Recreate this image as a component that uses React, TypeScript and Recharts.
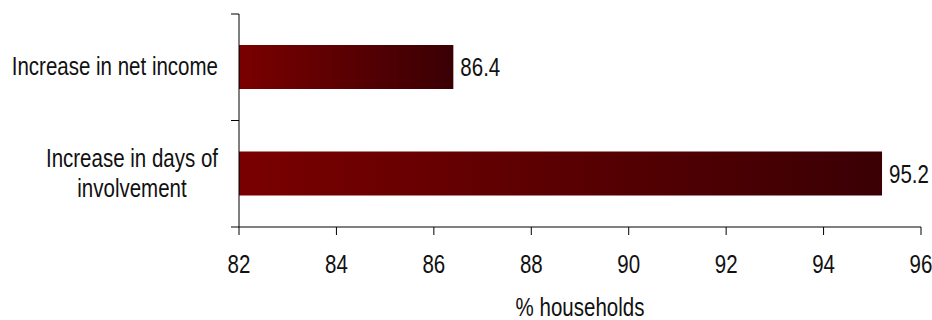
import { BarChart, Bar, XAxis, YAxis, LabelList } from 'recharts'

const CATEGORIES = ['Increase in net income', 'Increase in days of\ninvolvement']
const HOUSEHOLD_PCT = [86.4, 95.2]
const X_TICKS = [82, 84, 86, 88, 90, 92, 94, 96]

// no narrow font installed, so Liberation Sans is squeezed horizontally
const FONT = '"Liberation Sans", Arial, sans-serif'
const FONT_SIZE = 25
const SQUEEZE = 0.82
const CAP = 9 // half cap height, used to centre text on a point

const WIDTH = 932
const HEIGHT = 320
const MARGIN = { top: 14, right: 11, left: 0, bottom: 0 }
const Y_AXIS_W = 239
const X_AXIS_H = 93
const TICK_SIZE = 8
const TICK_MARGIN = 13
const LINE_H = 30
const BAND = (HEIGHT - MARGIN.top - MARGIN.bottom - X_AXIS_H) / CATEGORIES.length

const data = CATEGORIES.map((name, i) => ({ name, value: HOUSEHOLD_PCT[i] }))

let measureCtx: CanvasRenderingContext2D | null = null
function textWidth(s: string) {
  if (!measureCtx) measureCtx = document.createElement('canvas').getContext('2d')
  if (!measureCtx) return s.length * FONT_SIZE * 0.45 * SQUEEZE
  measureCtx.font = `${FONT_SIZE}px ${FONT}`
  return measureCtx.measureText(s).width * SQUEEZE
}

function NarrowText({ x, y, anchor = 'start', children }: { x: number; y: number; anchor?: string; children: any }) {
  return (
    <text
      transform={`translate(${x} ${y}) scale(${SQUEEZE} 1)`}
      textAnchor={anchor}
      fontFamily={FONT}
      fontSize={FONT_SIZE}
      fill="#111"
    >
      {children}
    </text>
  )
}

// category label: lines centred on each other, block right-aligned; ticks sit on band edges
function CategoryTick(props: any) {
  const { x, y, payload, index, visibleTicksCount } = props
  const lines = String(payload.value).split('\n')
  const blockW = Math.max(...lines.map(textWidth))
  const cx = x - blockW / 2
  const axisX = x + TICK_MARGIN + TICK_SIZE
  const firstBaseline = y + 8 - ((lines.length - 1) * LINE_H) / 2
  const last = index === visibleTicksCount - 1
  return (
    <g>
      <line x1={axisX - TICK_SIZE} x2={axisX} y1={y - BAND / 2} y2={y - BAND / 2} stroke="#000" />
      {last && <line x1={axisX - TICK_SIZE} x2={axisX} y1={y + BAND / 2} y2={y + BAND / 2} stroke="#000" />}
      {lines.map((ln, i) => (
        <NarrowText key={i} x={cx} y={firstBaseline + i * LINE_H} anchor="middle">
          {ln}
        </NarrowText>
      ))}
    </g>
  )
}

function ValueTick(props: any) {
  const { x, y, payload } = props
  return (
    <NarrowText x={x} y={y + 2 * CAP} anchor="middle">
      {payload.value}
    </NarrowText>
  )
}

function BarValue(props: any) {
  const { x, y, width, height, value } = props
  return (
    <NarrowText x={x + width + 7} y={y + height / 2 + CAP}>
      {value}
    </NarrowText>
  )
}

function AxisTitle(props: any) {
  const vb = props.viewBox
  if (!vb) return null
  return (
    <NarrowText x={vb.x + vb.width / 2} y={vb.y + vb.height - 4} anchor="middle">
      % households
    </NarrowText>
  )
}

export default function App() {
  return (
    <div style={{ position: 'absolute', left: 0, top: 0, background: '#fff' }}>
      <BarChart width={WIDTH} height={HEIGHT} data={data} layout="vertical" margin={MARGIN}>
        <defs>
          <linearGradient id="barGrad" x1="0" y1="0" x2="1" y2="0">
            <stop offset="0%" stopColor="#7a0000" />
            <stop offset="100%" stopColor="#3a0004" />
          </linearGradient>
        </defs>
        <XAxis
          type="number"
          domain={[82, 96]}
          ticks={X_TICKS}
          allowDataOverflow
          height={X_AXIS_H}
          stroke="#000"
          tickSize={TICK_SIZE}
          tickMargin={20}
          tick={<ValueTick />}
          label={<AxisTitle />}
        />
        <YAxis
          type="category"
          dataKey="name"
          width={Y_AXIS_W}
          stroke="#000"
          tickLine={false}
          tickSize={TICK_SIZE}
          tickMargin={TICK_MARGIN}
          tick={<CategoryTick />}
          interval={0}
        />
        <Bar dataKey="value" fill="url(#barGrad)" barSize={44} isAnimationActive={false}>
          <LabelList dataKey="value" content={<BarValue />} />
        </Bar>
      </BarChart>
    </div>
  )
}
=====
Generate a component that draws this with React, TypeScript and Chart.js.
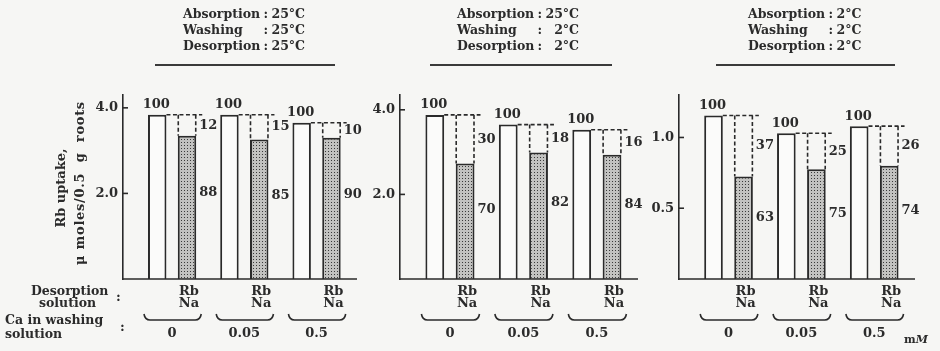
=====
OBJECTIVE
Starting at the line containing "Recreate this image" and stopping after the line containing "const data = CATEGORIES.map((name, i)", give the lines again exactly and leave out every image.

ANSWER TO THIS TASK
Recreate this image as a component that uses React, TypeScript and Recharts.
import { BarChart, Bar, XAxis, YAxis, LabelList } from 'recharts'

const CATEGORIES = ['Increase in net income', 'Increase in days of\ninvolvement']
const HOUSEHOLD_PCT = [86.4, 95.2]
const X_TICKS = [82, 84, 86, 88, 90, 92, 94, 96]

// no narrow font installed, so Liberation Sans is squeezed horizontally
const FONT = '"Liberation Sans", Arial, sans-serif'
const FONT_SIZE = 25
const SQUEEZE = 0.82
const CAP = 9 // half cap height, used to centre text on a point

const WIDTH = 932
const HEIGHT = 320
const MARGIN = { top: 14, right: 11, left: 0, bottom: 0 }
const Y_AXIS_W = 239
const X_AXIS_H = 93
const TICK_SIZE = 8
const TICK_MARGIN = 13
const LINE_H = 30
const BAND = (HEIGHT - MARGIN.top - MARGIN.bottom - X_AXIS_H) / CATEGORIES.length

const data = CATEGORIES.map((name, i) => ({ name, value: HOUSEHOLD_PCT[i] }))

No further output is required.